╭──

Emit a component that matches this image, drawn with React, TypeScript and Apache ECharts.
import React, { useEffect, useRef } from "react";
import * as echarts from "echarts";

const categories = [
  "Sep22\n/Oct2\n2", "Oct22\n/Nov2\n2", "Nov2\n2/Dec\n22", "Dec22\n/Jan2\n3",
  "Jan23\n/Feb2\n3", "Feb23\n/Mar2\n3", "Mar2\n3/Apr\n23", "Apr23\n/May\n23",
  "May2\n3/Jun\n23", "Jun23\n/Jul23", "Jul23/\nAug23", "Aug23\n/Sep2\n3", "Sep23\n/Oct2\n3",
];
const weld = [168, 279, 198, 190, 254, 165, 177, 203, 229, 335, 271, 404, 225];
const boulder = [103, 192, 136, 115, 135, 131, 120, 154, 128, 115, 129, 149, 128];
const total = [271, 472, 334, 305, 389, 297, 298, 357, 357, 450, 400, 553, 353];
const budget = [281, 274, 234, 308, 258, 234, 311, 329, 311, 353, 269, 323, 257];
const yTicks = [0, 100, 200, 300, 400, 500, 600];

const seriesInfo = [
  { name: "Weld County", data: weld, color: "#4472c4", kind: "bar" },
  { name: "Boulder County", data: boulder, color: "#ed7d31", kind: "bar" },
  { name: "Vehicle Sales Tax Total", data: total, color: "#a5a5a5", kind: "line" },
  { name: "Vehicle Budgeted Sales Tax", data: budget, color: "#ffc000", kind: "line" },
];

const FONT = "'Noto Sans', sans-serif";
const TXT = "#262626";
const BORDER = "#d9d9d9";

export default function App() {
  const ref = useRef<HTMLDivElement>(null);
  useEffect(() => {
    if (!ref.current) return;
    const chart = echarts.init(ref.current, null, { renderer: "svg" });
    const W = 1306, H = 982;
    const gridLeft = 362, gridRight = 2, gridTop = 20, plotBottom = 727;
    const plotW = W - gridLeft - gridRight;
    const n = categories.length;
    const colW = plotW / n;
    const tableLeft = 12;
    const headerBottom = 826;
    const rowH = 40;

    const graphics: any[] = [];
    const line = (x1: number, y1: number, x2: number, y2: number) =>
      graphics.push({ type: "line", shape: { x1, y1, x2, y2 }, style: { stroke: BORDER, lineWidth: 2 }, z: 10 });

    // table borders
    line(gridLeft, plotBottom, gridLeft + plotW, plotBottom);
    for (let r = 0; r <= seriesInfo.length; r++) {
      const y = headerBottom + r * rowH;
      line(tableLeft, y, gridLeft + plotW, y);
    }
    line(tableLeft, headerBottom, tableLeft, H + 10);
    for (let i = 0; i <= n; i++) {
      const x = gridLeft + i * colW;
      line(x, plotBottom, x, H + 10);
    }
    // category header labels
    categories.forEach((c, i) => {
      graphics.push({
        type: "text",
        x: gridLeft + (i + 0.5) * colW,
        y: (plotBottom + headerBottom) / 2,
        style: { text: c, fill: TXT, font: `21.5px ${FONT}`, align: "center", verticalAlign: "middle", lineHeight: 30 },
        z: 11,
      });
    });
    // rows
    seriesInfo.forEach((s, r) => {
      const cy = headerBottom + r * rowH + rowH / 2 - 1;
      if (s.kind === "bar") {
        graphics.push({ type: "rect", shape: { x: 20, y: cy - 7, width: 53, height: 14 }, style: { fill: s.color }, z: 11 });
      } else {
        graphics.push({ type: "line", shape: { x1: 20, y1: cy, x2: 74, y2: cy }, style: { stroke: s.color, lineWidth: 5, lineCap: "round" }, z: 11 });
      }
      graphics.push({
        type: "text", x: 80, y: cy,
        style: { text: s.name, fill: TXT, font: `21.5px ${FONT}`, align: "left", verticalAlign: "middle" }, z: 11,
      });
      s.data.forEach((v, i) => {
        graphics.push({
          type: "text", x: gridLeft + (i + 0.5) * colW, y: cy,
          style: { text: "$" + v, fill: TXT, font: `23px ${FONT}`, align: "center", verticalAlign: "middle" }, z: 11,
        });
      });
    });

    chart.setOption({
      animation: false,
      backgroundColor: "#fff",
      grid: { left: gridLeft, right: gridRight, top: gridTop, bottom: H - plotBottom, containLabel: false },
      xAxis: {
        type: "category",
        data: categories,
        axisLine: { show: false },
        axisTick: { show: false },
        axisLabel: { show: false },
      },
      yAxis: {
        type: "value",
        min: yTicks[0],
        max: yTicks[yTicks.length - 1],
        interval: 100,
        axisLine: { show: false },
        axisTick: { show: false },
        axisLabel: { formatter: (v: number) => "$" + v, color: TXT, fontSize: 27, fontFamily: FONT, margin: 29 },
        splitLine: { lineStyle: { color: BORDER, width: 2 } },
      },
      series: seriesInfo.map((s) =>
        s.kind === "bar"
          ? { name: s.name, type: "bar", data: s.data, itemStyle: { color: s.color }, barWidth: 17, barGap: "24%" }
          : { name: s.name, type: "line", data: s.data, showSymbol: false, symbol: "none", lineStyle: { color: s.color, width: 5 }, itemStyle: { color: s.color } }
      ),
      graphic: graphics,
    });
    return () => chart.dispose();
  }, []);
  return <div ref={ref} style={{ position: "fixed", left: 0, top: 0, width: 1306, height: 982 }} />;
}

╰──
╭──

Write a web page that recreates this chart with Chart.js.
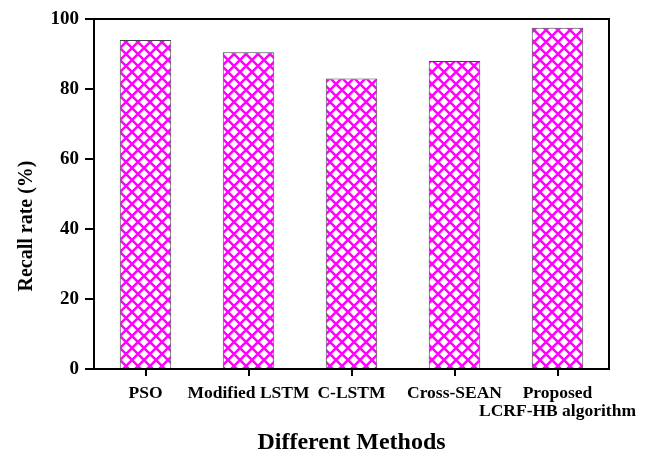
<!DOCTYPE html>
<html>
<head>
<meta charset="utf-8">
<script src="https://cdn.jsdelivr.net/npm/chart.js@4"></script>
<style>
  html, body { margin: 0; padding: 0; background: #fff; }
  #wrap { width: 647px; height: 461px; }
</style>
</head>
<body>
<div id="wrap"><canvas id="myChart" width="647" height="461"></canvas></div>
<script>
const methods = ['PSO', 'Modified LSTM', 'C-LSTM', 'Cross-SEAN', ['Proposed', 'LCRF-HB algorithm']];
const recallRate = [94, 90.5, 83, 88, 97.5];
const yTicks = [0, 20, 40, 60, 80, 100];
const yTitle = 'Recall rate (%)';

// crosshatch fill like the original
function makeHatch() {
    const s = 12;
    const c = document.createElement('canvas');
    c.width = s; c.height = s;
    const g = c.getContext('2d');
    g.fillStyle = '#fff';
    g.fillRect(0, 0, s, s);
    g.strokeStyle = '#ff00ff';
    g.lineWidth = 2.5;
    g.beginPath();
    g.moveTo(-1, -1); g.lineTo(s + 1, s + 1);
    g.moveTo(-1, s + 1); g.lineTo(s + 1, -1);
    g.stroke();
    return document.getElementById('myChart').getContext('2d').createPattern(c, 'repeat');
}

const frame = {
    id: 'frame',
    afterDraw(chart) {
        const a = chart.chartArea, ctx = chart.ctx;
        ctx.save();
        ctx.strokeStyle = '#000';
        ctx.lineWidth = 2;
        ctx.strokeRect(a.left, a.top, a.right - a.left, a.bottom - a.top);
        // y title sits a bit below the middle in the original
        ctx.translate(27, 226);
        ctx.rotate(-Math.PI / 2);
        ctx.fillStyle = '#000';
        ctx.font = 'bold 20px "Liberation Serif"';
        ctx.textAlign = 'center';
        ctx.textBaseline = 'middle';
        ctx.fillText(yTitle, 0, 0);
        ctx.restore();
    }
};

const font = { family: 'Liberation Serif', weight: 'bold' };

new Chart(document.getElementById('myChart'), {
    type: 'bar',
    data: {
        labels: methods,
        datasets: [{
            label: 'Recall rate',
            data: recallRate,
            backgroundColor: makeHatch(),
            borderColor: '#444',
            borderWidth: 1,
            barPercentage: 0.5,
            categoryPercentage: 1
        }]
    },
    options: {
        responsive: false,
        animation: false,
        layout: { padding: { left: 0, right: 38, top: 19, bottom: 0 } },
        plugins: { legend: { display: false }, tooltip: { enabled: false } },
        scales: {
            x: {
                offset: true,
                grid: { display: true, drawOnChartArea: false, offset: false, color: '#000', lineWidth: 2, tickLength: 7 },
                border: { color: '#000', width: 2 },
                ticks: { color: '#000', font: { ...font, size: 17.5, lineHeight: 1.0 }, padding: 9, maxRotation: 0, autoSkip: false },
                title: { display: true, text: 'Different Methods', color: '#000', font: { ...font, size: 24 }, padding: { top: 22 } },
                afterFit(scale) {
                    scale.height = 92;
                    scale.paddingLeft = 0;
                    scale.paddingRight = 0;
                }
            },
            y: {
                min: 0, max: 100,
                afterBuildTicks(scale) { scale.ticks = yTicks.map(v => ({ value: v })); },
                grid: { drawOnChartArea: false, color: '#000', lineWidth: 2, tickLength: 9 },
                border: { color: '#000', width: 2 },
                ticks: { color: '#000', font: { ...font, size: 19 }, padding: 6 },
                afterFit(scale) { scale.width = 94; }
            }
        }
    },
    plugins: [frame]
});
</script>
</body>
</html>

╰──

Search the entries for the word "with" and gather every line where it appears.

Emit a component that matches this image, drawn with React, TypeScript and Apache ECharts.
Write a web page that recreates this chart with Chart.js.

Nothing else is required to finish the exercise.